-- Stated task --
The entries below are to be transcribed in full, without their images.

§

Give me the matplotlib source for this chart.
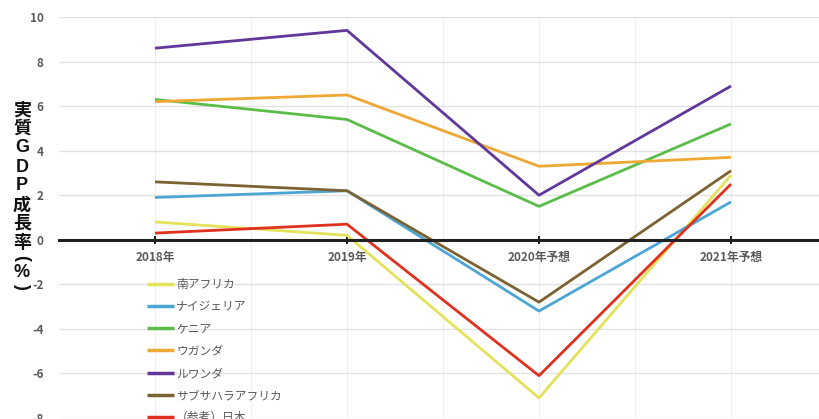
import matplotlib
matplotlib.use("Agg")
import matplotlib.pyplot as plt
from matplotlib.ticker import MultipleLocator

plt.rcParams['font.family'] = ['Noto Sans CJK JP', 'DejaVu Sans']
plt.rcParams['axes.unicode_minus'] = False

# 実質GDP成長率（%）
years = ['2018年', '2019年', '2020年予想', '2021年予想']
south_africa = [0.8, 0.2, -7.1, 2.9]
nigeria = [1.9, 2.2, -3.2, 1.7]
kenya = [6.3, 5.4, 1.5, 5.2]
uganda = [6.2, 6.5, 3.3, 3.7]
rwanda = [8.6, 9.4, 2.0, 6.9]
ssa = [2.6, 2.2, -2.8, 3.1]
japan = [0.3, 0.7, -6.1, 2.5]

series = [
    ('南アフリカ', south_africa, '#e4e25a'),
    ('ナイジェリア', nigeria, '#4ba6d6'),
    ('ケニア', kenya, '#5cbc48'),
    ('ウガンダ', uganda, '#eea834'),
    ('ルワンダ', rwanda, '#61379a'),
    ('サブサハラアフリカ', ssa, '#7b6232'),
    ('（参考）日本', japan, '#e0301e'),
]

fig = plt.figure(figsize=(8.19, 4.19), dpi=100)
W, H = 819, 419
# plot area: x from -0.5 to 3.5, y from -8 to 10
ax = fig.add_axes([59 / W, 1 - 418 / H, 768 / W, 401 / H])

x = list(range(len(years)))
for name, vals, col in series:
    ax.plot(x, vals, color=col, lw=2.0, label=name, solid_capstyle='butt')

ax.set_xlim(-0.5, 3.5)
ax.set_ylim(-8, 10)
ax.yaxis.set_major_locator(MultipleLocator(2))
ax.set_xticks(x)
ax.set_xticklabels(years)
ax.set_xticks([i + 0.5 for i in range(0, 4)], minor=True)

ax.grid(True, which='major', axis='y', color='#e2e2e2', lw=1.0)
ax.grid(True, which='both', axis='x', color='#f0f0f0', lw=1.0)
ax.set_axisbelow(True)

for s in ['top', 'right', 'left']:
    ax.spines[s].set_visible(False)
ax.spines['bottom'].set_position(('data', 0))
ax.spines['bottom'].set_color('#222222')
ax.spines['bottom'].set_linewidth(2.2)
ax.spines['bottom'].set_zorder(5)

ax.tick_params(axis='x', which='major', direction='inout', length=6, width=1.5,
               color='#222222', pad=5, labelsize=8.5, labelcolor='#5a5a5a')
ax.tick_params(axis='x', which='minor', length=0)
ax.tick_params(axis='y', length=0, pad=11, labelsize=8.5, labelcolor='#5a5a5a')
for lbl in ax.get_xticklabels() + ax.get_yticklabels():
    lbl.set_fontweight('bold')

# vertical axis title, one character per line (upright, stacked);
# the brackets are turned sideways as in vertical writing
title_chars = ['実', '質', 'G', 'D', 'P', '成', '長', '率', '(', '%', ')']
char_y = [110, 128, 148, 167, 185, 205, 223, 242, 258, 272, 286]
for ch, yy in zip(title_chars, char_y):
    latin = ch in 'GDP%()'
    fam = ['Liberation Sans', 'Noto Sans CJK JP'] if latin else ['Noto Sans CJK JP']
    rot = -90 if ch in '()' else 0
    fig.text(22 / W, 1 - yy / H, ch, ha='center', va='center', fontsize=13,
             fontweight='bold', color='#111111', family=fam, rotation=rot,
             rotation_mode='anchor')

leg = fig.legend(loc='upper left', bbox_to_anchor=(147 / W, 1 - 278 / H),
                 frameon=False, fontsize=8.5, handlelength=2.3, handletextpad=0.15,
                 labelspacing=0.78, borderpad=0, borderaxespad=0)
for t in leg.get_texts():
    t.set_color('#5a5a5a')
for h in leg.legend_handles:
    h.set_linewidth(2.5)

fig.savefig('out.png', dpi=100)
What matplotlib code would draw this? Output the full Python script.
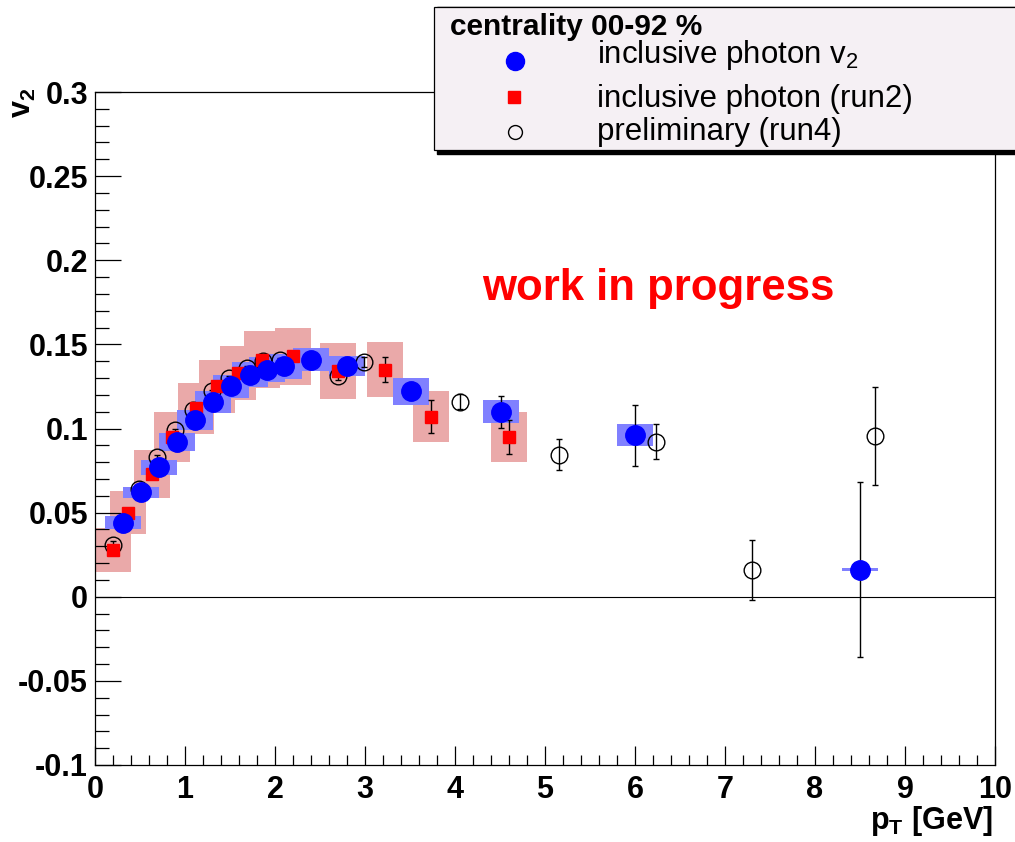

§

-- Answer to this exercise --
Give me the matplotlib source for this chart.
import matplotlib
matplotlib.use("Agg")
import matplotlib.pyplot as plt
from matplotlib.ticker import MultipleLocator

plt.rcParams['font.family'] = ['Noto Sans CJK JP', 'DejaVu Sans']
plt.rcParams['axes.unicode_minus'] = False

# 実質GDP成長率（%）
years = ['2018年', '2019年', '2020年予想', '2021年予想']
south_africa = [0.8, 0.2, -7.1, 2.9]
nigeria = [1.9, 2.2, -3.2, 1.7]
kenya = [6.3, 5.4, 1.5, 5.2]
uganda = [6.2, 6.5, 3.3, 3.7]
rwanda = [8.6, 9.4, 2.0, 6.9]
ssa = [2.6, 2.2, -2.8, 3.1]
japan = [0.3, 0.7, -6.1, 2.5]

series = [
    ('南アフリカ', south_africa, '#e4e25a'),
    ('ナイジェリア', nigeria, '#4ba6d6'),
    ('ケニア', kenya, '#5cbc48'),
    ('ウガンダ', uganda, '#eea834'),
    ('ルワンダ', rwanda, '#61379a'),
    ('サブサハラアフリカ', ssa, '#7b6232'),
    ('（参考）日本', japan, '#e0301e'),
]

fig = plt.figure(figsize=(8.19, 4.19), dpi=100)
W, H = 819, 419
# plot area: x from -0.5 to 3.5, y from -8 to 10
ax = fig.add_axes([59 / W, 1 - 418 / H, 768 / W, 401 / H])

x = list(range(len(years)))
for name, vals, col in series:
    ax.plot(x, vals, color=col, lw=2.0, label=name, solid_capstyle='butt')

ax.set_xlim(-0.5, 3.5)
ax.set_ylim(-8, 10)
ax.yaxis.set_major_locator(MultipleLocator(2))
ax.set_xticks(x)
ax.set_xticklabels(years)
ax.set_xticks([i + 0.5 for i in range(0, 4)], minor=True)

ax.grid(True, which='major', axis='y', color='#e2e2e2', lw=1.0)
ax.grid(True, which='both', axis='x', color='#f0f0f0', lw=1.0)
ax.set_axisbelow(True)

for s in ['top', 'right', 'left']:
    ax.spines[s].set_visible(False)
ax.spines['bottom'].set_position(('data', 0))
ax.spines['bottom'].set_color('#222222')
ax.spines['bottom'].set_linewidth(2.2)
ax.spines['bottom'].set_zorder(5)

ax.tick_params(axis='x', which='major', direction='inout', length=6, width=1.5,
               color='#222222', pad=5, labelsize=8.5, labelcolor='#5a5a5a')
ax.tick_params(axis='x', which='minor', length=0)
ax.tick_params(axis='y', length=0, pad=11, labelsize=8.5, labelcolor='#5a5a5a')
for lbl in ax.get_xticklabels() + ax.get_yticklabels():
    lbl.set_fontweight('bold')

# vertical axis title, one character per line (upright, stacked);
# the brackets are turned sideways as in vertical writing
title_chars = ['実', '質', 'G', 'D', 'P', '成', '長', '率', '(', '%', ')']
char_y = [110, 128, 148, 167, 185, 205, 223, 242, 258, 272, 286]
for ch, yy in zip(title_chars, char_y):
    latin = ch in 'GDP%()'
    fam = ['Liberation Sans', 'Noto Sans CJK JP'] if latin else ['Noto Sans CJK JP']
    rot = -90 if ch in '()' else 0
    fig.text(22 / W, 1 - yy / H, ch, ha='center', va='center', fontsize=13,
             fontweight='bold', color='#111111', family=fam, rotation=rot,
             rotation_mode='anchor')

leg = fig.legend(loc='upper left', bbox_to_anchor=(147 / W, 1 - 278 / H),
                 frameon=False, fontsize=8.5, handlelength=2.3, handletextpad=0.15,
                 labelspacing=0.78, borderpad=0, borderaxespad=0)
for t in leg.get_texts():
    t.set_color('#5a5a5a')
for h in leg.legend_handles:
    h.set_linewidth(2.5)

fig.savefig('out.png', dpi=100)
What matplotlib code would draw this? Output the full Python script.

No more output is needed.